* Start Recorded data *

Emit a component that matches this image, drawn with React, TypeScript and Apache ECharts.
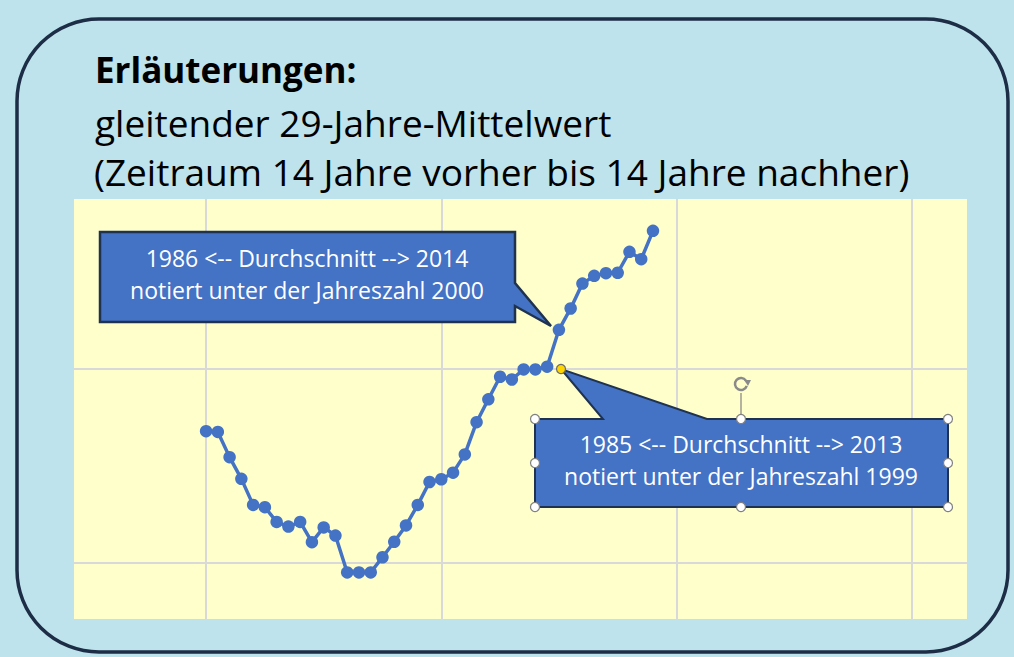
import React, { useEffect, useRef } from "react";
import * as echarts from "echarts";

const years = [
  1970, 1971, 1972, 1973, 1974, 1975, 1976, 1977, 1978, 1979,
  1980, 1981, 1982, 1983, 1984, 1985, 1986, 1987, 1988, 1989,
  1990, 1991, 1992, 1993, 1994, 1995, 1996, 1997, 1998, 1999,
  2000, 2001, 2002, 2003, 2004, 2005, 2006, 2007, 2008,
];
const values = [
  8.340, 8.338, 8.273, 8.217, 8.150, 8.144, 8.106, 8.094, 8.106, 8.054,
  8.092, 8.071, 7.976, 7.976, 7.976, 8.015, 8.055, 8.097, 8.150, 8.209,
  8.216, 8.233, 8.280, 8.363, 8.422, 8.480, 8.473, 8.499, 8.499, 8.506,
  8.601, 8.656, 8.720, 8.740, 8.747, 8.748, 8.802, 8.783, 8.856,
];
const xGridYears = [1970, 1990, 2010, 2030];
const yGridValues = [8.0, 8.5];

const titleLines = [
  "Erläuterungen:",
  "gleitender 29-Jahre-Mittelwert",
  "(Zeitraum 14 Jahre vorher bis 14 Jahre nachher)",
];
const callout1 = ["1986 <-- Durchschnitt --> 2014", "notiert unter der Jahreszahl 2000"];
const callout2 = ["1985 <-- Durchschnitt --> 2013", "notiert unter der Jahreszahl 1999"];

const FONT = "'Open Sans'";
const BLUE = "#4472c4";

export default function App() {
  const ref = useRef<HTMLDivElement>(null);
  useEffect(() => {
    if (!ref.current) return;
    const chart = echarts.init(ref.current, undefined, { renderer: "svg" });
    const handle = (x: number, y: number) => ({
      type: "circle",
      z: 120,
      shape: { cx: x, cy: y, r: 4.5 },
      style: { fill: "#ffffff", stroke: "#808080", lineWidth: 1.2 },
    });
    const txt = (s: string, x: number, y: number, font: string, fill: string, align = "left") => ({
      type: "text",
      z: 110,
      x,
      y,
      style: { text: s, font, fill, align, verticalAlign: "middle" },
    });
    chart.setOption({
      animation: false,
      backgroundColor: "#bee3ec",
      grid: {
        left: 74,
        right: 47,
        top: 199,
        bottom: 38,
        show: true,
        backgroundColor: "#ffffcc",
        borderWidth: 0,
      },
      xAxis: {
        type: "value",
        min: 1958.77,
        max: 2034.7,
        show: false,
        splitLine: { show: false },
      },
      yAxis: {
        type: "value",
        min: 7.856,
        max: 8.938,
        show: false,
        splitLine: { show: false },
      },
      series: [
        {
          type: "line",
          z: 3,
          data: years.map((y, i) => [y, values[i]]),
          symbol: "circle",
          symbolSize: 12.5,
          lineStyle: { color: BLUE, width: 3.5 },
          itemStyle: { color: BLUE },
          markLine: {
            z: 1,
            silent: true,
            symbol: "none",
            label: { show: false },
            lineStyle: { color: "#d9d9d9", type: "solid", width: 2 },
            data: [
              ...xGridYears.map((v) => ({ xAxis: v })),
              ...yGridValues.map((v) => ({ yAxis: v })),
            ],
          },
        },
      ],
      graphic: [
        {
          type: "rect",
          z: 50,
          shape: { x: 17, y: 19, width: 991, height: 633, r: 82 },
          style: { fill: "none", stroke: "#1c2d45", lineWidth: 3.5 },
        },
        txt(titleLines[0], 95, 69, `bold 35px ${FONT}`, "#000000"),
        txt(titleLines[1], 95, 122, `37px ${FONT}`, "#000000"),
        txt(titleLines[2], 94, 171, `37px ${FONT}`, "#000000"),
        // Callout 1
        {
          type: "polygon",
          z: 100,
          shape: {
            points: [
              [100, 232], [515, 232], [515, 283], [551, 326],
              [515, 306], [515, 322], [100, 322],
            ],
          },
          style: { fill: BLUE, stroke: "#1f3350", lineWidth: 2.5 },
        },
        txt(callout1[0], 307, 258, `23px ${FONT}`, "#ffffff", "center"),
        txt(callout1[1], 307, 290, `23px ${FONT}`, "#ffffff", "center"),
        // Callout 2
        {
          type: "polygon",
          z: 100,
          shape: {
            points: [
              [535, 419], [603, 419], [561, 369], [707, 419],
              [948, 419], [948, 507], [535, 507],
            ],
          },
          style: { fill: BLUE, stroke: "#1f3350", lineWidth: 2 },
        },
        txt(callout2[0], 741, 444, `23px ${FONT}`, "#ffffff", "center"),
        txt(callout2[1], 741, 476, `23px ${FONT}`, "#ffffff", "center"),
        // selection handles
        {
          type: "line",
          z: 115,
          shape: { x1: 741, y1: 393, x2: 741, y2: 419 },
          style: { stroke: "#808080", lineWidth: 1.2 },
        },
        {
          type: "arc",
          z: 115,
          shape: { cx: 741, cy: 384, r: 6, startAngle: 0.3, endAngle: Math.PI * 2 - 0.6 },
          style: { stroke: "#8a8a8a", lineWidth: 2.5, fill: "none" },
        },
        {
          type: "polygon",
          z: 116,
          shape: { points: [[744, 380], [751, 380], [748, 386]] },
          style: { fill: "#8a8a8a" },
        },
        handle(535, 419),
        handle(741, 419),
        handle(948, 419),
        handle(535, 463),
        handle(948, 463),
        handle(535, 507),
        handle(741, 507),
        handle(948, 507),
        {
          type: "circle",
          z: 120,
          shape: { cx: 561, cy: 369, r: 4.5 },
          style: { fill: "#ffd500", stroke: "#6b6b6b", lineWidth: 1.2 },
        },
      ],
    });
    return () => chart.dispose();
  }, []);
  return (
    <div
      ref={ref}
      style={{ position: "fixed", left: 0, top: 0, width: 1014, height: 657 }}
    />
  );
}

* End Recorded data *

Goal: Omit the pictures, then repeat exactly each line from the beginning of the listing through the line with "const yGridValues = [8.0, 8.5];".

Output below:
Emit a component that matches this image, drawn with React, TypeScript and Apache ECharts.
import React, { useEffect, useRef } from "react";
import * as echarts from "echarts";

const years = [
  1970, 1971, 1972, 1973, 1974, 1975, 1976, 1977, 1978, 1979,
  1980, 1981, 1982, 1983, 1984, 1985, 1986, 1987, 1988, 1989,
  1990, 1991, 1992, 1993, 1994, 1995, 1996, 1997, 1998, 1999,
  2000, 2001, 2002, 2003, 2004, 2005, 2006, 2007, 2008,
];
const values = [
  8.340, 8.338, 8.273, 8.217, 8.150, 8.144, 8.106, 8.094, 8.106, 8.054,
  8.092, 8.071, 7.976, 7.976, 7.976, 8.015, 8.055, 8.097, 8.150, 8.209,
  8.216, 8.233, 8.280, 8.363, 8.422, 8.480, 8.473, 8.499, 8.499, 8.506,
  8.601, 8.656, 8.720, 8.740, 8.747, 8.748, 8.802, 8.783, 8.856,
];
const xGridYears = [1970, 1990, 2010, 2030];
const yGridValues = [8.0, 8.5];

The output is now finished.